Anne Bäbi Jowäger
Franz Schnyder, Schweiz, 1960o
Auf einem Berner Bauernhof des mittleren 19. Jahrhunderts bringen die resolute Hausherrin Anne Bäbi Jowäger und ihre rabiate Magd den Sohn des Hauses beinahe ums Leben, als sie ihn von einem Quacksalber gegen Pocken behandeln lassen. Kaum gesundet, soll der zart besaitete Jungbauer eine standesgemässe Partie machen, setzt aber überraschend seine Liebe zu einer schönen jungen Frau ohne Eltern und Ruf durch. Das sanfte Paar bleibt im Bauernhaus dennoch unter der Fuchtel der dominierenden Frauen und gerät erneut in den Sog der Wunderheiler, als sein kleines Kind erkrankt.
Die zweitletzte von Franz Schnyders populären Gotthelf-Verfilmungen und restaurativen Hochgesängen auf eine relativ heile ländliche Welt traf 1960 nur noch teilweise den Zeitgeist der schnell verstädternden Schweiz, floppte an den Kinokassen und wurde vom Regisseur selbst in zwei Etappen zur vorliegenden, einzigen erhaltenen Fassung verhackstückt.
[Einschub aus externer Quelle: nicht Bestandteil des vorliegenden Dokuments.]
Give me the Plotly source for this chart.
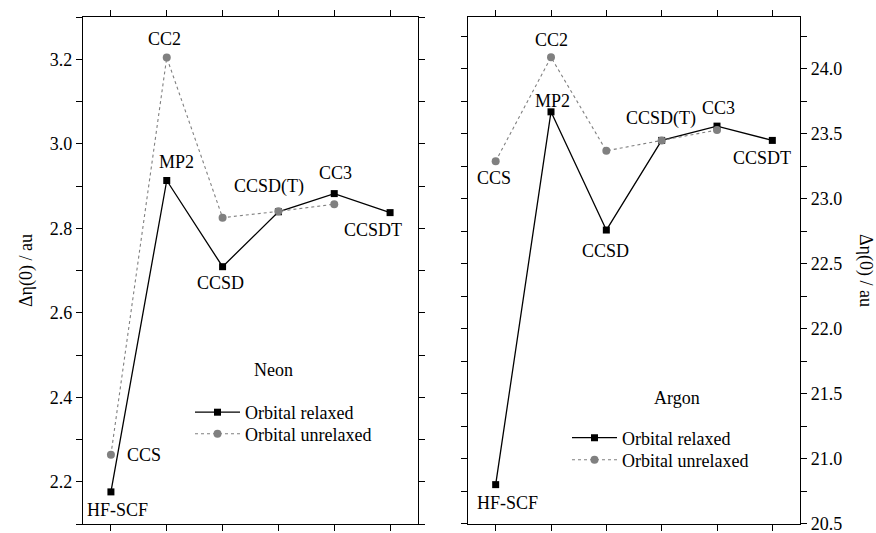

Sie kommt entsprechend sprunghaft daher, und ist doch eine seiner nuancenreichsten und packendsten Arbeiten - just auf der Schwelle vom sogenannt Alten zum sogenannt Jungen Schweizer Film der frühen sechziger Jahre. Aus Gotthelfs wütender Attacke auf Wunderglauben und das Unwesen der Quacksalberei wird einerseits der bewährte Schnydersche Jahrmarkt ländlicher Schrulligkeiten auf dem schauspielerischen Niveau des Volksthheaters, doch tun sich in der - schon bei Gotthelf brüchigen - Idylle tiefere Abgründe auf als in Schnyders bekannteren Ueli-Filmen. Vater Jowäger ist ein Pantoffelheld, sein Sohn ein allzu zartes Pflänzlein, die Tyrannei der älteren Frauen streift den Wahnsinn und führt die Titelheldin schlieslich in eine Depression, die zu den kompromislosesten und bildstärksten Inszenierungen des Alten Schweizer Films zählt.